Taking photos of children can be a delight. These photos look great, and can provoke a great deal of emotion, for many years afterwards. However, taking such photos can sometimes be a challenge and tips on how to take better photos can be very valuable. If you feel that something is not covered in this series, then please do mention these in the comments.

Photos from the previous post in this series (Taking great shots of children – Part 3)

Tip 1126 (Give something to the children to handle, make it like a prop): Think of those great photos where a child can be seen to be holding some kind of stick or even a wand, or a light saber, or something. Giving a prop to a child can make the child more interested in the prop, which can work out great for the photo (of course, the child has to feel interested in that prop, but it is well worth a try). If the child does get interested in the prop, it can make things seem much easier for the photographer, and also provide some great photos.

Tip 1127 (Having patience): While taking photos of children, it can be frustrating many times. Children can suddenly start feeling shy or feel not in the mood to have their photos taken, and there is not much you can do when that happens. You could try to change the mood of the child, try to distract them, but you really need to have patience.

Tip 1128 (Using burst mode): Use burst mode when taking photos of children in action, or even when they are being expressive. When you take a number of photos at the same time, there is a better chance of getting a photo with a great expression of the child, and you can always delete the photos that have not come out well.

Tip 1129 (Large eyes of the children): For children, they have a proportionately larger size of eyes as compared to adults. As a result, when you are taking photos of children, and are doing it at the level of their faces, you will find that the eyes become a striking feature of the photo. For this to happen, you need to ensure that the eyes are open, and even better if the child is looking towards you or somewhere in the general direction of where the camera is. You could hold something in your hand that catches the attention of the child if that helps.

Tip 1130 (Avoid use of flash): It is always best to take photos using natural light rather than using the camera flash. The camera flash can seem very bright and distract the child. Further, parents of infants are apprehensive about the effect of the flash on the eyes of the infants, and can object if you do so, so you should plan for taking photos without using the flash. Take your photos at angles where there is more of natural light. And of course, if you are in a studio and have to use professional flashes, then you would be using other equipment such as diffusers to ensure that the light is soft and non-harsh.

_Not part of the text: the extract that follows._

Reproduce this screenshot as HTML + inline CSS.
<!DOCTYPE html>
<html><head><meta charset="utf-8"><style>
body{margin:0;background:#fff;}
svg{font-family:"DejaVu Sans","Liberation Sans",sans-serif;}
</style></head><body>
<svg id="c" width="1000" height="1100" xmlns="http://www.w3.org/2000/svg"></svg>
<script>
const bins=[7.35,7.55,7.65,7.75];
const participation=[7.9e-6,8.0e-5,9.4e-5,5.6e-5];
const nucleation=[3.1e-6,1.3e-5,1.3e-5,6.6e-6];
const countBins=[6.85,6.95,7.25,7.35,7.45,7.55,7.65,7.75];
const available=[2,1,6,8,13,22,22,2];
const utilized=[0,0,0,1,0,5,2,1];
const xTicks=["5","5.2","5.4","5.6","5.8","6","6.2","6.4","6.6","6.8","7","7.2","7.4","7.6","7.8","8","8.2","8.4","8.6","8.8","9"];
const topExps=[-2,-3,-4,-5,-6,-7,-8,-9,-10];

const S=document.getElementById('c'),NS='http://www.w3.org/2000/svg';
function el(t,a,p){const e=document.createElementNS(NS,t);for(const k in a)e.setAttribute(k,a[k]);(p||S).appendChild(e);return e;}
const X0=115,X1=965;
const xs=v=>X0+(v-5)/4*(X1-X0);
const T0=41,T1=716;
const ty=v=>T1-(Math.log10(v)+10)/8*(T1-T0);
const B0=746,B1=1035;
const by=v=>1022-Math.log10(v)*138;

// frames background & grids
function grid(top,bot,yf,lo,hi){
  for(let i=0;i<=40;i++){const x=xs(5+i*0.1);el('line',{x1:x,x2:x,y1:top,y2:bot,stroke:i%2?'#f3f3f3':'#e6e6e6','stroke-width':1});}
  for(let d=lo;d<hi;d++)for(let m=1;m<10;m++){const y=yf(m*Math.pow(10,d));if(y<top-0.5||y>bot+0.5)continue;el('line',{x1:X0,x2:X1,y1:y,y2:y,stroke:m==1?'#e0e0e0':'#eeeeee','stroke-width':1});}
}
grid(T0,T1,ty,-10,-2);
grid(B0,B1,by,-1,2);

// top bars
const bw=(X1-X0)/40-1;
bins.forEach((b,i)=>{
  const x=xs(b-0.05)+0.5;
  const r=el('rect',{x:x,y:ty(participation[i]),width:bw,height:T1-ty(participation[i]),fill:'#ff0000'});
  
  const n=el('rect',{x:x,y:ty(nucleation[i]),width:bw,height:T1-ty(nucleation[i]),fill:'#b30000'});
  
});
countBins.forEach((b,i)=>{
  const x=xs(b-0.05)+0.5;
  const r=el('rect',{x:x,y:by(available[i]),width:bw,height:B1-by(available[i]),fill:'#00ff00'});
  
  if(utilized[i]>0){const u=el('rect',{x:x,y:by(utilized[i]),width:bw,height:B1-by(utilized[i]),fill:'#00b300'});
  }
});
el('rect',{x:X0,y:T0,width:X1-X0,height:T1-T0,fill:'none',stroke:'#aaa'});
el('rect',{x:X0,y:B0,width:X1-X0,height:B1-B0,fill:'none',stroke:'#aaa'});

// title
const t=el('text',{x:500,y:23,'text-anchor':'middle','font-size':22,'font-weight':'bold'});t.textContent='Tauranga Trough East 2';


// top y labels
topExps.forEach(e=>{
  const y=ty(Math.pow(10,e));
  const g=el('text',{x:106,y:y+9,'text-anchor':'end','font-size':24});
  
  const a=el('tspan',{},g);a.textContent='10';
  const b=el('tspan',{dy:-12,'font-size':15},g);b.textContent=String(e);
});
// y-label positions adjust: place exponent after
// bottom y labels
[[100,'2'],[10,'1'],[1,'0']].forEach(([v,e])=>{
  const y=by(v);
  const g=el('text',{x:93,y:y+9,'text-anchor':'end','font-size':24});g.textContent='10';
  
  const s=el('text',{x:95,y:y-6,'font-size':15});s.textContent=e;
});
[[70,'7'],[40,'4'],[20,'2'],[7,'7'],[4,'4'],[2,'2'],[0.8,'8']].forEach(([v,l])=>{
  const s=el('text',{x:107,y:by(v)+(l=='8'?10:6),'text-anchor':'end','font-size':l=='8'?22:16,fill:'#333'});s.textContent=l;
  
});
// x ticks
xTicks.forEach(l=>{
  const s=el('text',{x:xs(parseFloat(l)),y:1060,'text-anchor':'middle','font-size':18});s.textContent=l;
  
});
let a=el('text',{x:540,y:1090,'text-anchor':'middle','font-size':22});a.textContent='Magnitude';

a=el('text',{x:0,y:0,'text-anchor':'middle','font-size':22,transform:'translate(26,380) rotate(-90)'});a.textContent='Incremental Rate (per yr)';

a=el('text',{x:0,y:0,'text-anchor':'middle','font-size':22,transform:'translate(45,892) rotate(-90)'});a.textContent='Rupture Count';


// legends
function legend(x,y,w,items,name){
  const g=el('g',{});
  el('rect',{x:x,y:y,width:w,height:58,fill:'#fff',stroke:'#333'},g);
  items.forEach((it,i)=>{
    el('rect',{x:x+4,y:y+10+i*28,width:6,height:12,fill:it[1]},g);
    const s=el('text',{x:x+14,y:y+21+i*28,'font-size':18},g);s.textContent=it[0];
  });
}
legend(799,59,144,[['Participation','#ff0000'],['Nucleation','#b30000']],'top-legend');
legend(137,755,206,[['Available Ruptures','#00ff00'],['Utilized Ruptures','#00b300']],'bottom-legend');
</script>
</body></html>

Some books on how to improve your photos (from Amazon):

Beyond Snapshots: How to Take That Fancy DSLR Camera Off “Auto” Your Baby in Pictures: The New Parents’ Guide 500 Poses for Photographing Children

Videos of how to take photos of children from Youtube:

Baby Photography Tutorial & Tips – Ideas for Photographing Children

How to photograph energetic children outdoors

Taking Better Photos of Kids – Delly Carr

Photographing Kids: Working with Light

Read more in the next post (Taking photos of children – Part 4)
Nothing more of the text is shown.